If you were fine with horror movies, what did give you nightmares as a child?
I didn’t have nightmares. My parents said that was a very strange thing, but I never had them. I watched horror movies religiously as a kid, but they never scared me.
Did you play any sports growing up?
A little bit. My dad was a baseball player. He was a professional athlete, so I did play sports and I liked it – but I guess I was more interested in movies and animation.
Was it always your dream to be a filmmaker?
I don’t think I had a specific dream. I made little stop-motion films like a lot of other kids and at one point I thought I’d try to become an animator. I liked to draw and they were starting Cal Arts nearby, so I thought I might as well try it out – but that was about as clear as it was.
What advice would you give to children who want to make it in the filmmaking industry?
I get asked this question a lot, but my problem is there’s no logical answer. I’ve been very lucky. The only thing I can suggest is to do what you like to do – whether it’s drawing or music or writing – and then hope for the best. I got lucky, but it took a while. I don’t think there are any shortcuts.
Where do you keep all of your ideas?
I keep them in drawers at home, although I’m not too organized. I have a bunch of sketchbooks all over the place, so it’s quite chaotic.
Is it true that you always carry a pocket-sized sketchbook around with you wherever you go?
I usually carry a little notebook with me and I’ll write down ideas when they come into my mind, or I’ll sketch things out.
Do you get up in the middle of the night and reach for your notebook with new ideas?
Sometimes, but not every night. Usually, you wake up the next morning and read your ideas back, but they aren’t the best ideas in the world. You think to yourself, ‘What kind of nonsense is that?’
Frankenweenie is your first stop-motion movie since Corpse Bride, which was released in 2005. How much has the technology changed since then?
It hasn’t changed at all. It’s still the same. It’s a technique that still involves an animator moving a puppet at 24 frames per second – but that’s why I love it. That’s why everyone loves it. There’s something thrilling about going back to the simplicity of stop-motion puppets and seeing a story come to life. It’s very magical.
Was it difficult to persuade Disney to make a black and white movie?

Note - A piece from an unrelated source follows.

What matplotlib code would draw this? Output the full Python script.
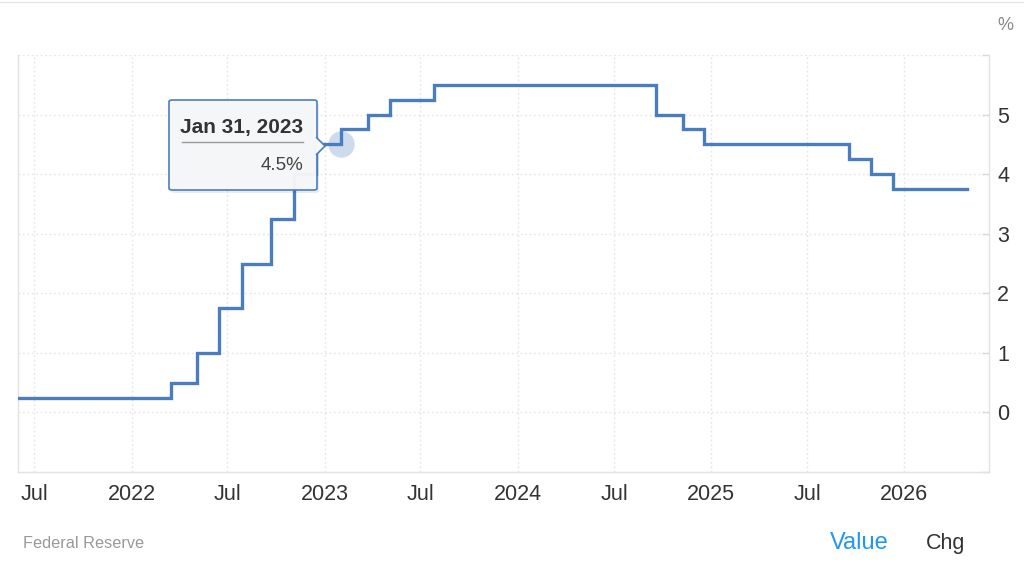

Strangely enough, it wasn’t difficult at all. I’ve had trouble getting black and white films made in the past, but I think Disney immediately understood what I wanted to do with Frankenweenie. The stop-motion technique in black and white makes it much more special and it fits the story better. It’s more emotional that way, so I’m very grateful that it wasn’t a big deal.
Frankenweenie is out on Blu-Ray, DVD and 3D Blu-Ray on February 27th, 2013.